Owner Jesse Eastman takes a tour through his vegetable garden as we move into May.
It’s spring and all that is green and plant-like is cranking right along. Soil temperatures are rising, and I am very excited about my garden.
The garden is a series of raised beds. I used pallet collars (available for $16.99 ea., or as a complete kit w/soil for $99.99) as bed frames. These frames are ready-to-use garden beds, measuring 30”x48”x7.5”. They require absolutely no assembly, although I did opt to line the bed frames with some sheets of plastic to keep the moist soil from decomposing the untreated pine. ½” sch. 40 PVC pipe makes up hoops for row covers to provide a light protection from cold nighttime temperatures. These row covers make a nice compliment to the water filled protective Season Extenders.
I used ProMix BX soil in several beds, and EKO Organic Outdoor Planting Mix in the rest. While the EKO product was more cost effective and works great for started plants, small seeds like lettuce did not germinate well. On the other hand, seeds had no trouble at all getting started in the much lighter and finer ProMix BX.

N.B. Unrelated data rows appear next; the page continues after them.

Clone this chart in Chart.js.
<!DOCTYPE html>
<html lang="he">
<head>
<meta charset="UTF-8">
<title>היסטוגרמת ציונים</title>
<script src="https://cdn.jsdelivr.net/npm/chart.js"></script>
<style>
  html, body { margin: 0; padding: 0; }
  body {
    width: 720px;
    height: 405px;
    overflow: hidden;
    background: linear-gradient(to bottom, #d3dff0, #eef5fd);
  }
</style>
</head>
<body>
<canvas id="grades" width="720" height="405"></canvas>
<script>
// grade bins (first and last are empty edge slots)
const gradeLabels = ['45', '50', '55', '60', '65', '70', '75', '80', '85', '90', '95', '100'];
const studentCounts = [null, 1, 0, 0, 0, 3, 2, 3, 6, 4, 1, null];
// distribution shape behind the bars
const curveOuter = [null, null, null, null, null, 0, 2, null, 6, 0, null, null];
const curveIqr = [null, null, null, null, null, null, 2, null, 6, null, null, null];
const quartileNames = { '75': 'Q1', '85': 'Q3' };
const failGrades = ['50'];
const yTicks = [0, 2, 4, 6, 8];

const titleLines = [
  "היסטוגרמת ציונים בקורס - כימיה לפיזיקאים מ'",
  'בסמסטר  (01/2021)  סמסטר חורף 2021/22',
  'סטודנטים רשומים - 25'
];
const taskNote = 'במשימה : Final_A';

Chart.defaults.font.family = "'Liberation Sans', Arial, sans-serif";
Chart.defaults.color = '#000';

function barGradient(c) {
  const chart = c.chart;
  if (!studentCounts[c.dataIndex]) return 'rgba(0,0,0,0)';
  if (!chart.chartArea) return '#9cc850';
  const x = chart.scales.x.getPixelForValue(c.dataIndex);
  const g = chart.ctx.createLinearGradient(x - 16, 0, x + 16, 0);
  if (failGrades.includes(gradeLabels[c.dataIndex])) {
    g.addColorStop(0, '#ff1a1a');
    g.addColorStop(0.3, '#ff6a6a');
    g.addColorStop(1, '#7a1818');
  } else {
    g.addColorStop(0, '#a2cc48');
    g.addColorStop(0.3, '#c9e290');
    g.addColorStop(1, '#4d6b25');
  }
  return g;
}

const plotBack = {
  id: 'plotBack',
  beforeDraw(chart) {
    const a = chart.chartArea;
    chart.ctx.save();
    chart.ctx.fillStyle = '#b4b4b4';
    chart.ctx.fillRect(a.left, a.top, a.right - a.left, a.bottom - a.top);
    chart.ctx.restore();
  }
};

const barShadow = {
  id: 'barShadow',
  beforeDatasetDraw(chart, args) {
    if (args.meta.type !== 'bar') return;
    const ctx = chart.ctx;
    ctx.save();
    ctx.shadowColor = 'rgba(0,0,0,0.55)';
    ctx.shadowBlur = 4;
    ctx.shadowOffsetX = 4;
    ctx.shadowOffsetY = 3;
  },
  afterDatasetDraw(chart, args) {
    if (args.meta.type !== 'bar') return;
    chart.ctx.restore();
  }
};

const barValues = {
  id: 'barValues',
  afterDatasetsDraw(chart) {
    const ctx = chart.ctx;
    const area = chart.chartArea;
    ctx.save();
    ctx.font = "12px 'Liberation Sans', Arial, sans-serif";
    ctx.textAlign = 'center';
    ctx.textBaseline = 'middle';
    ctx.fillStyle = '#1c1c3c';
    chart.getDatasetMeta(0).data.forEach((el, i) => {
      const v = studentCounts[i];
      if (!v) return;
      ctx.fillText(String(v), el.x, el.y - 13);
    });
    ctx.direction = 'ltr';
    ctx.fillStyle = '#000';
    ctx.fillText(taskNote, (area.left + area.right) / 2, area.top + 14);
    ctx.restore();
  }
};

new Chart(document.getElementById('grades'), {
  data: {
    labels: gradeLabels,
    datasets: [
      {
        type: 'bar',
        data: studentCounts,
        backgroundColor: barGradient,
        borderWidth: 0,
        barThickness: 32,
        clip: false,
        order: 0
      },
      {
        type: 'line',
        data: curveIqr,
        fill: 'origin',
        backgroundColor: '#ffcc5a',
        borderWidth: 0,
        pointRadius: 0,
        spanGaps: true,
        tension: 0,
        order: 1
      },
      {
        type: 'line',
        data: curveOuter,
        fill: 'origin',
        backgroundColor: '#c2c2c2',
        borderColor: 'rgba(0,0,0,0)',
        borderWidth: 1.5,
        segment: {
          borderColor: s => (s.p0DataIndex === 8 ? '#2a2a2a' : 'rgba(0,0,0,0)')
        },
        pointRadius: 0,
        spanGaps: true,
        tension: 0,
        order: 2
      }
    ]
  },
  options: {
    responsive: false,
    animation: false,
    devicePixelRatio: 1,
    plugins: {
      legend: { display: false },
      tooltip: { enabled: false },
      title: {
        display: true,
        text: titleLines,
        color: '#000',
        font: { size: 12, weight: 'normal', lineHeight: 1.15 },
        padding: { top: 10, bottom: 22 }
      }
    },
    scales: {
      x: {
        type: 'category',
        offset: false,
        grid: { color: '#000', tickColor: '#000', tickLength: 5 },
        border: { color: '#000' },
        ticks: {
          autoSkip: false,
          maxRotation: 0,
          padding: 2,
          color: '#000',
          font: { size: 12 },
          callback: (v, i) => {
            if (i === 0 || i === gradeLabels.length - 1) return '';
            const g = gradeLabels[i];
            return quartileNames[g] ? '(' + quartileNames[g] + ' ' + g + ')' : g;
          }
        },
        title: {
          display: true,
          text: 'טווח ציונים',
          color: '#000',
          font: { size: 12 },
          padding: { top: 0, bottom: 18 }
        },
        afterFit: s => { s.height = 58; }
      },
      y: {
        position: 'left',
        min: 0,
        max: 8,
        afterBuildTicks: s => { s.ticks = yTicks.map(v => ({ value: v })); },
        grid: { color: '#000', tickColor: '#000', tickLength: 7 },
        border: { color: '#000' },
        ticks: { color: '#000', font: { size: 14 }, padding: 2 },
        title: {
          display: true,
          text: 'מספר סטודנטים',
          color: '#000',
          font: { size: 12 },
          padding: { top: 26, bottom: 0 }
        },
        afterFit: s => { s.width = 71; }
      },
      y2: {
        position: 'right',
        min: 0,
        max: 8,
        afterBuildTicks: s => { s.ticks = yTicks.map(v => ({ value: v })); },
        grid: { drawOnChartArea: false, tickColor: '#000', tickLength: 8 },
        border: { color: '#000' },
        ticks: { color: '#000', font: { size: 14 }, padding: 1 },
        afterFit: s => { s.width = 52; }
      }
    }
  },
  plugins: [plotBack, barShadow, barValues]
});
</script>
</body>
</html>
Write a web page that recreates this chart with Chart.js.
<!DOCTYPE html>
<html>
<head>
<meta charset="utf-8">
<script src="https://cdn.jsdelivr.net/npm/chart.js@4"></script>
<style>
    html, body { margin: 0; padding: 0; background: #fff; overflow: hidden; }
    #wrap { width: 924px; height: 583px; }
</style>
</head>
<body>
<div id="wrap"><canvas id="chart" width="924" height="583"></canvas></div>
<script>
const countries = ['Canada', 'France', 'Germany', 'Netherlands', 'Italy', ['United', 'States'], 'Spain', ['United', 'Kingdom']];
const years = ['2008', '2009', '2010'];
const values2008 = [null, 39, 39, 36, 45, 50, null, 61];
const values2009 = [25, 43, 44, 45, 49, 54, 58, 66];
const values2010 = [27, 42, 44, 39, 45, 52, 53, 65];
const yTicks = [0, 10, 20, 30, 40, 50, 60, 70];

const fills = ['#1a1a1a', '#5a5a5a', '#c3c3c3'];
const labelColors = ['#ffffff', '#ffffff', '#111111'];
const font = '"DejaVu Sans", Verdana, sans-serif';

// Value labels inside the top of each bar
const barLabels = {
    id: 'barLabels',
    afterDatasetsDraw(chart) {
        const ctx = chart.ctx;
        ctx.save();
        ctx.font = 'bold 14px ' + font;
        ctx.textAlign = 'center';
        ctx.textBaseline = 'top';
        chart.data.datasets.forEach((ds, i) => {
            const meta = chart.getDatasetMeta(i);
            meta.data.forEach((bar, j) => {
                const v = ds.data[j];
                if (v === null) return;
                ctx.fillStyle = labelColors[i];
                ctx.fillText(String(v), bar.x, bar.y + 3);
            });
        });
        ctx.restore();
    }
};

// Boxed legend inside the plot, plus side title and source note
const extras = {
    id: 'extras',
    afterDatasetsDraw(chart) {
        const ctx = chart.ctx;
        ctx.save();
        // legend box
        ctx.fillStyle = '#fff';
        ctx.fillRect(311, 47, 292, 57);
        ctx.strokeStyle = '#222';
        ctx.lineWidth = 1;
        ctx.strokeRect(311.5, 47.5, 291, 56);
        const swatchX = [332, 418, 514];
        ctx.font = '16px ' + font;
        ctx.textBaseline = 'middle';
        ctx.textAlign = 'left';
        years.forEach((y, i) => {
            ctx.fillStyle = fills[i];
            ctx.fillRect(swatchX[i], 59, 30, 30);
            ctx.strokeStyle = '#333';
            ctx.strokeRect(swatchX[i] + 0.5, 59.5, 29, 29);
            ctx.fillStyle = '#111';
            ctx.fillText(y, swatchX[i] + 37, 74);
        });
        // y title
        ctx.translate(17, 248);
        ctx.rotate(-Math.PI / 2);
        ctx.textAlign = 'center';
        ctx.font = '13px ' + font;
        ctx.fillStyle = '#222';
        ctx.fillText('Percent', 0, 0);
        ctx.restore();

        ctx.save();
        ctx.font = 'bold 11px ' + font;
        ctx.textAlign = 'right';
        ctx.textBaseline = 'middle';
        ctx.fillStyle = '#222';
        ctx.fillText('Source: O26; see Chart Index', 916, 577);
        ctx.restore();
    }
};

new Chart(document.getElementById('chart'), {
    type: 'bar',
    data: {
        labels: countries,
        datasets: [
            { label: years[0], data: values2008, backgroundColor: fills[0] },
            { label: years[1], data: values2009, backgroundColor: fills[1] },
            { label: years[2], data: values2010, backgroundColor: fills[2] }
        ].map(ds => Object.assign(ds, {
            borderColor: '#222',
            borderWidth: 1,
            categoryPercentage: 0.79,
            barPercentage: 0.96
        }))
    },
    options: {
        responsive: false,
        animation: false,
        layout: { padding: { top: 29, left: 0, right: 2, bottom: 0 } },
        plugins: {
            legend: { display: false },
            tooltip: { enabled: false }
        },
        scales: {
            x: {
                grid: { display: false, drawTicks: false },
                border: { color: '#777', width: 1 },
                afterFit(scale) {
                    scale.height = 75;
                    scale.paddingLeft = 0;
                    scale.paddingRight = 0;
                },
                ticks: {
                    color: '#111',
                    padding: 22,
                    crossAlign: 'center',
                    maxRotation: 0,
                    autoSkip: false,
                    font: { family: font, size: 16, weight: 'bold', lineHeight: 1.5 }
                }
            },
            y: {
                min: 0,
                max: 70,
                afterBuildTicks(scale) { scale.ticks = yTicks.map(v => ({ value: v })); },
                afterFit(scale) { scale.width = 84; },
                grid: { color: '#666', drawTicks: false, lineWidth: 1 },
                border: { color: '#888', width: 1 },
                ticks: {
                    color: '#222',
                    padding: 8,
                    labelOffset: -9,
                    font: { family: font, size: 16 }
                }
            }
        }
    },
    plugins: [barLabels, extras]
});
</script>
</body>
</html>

The irrigation system uses ¼” soaker hose. It is looped through each bed so that the water it releases can soak evenly throughout each bed. A battery operated automatic timer runs. Once the seedlings reach 2” tall, all the will receive a covering of mini bark to prevent weeds and reduce evaporation.
I choose my plants based on what I eat the most. I make a lot of salads and stir fry, and I love to grill, so tomatoes, peppers, corn, lettuce, carrots and herbs are bountiful. I made sure to utilize all the available space in each bed. In one bed, I surrounded the tomatoes with carrots. In another, I have planted lemon thyme, cilantro and basil around the tomatoes. I have devoted two beds to peppers, mostly hot. I find that I don’t eat as many mild peppers, so I chose to buy my bells and use my space for spicy!
In several beds I am going to use the “Three Sisters” method of planting. This is a Native American method that uses corn, beans, and squash in a mutually beneficial combination. The corn grows tall, giving the beans a pole on which to grow. The beans fix nitrogen in the soil, which helps feed nitrogen-hungry corn. The squash covers the ground with its gigantic prickly leaves, acting as mulch as well as preventing many predators from approaching the beans and corn. Additionally, the grouping provides a complete nutritional combo – corn for carbohydrates, beans for protein, and squash for a huge variety of vitamins.
Other beds include leaf crop beds that will be used for successive plantings, providing yummy lettuce, spinach, arugula, cress, and kohlrabi all season long. Peas will grow up the fence, and broccoli and brussel sprouts will benefit from the afternoon shade the pea vines provide.
Finally, marigolds, crocosmia, nasturtium, and sweet peas round out the garden. Providing a welcome splash of color, these plants are also useful. Marigolds repel many pests. Nasturtiums have brightly colored flowers that are edible, adding a sharp bite to any salad. All in all, I am looking forward to a bountiful and beautiful garden this year!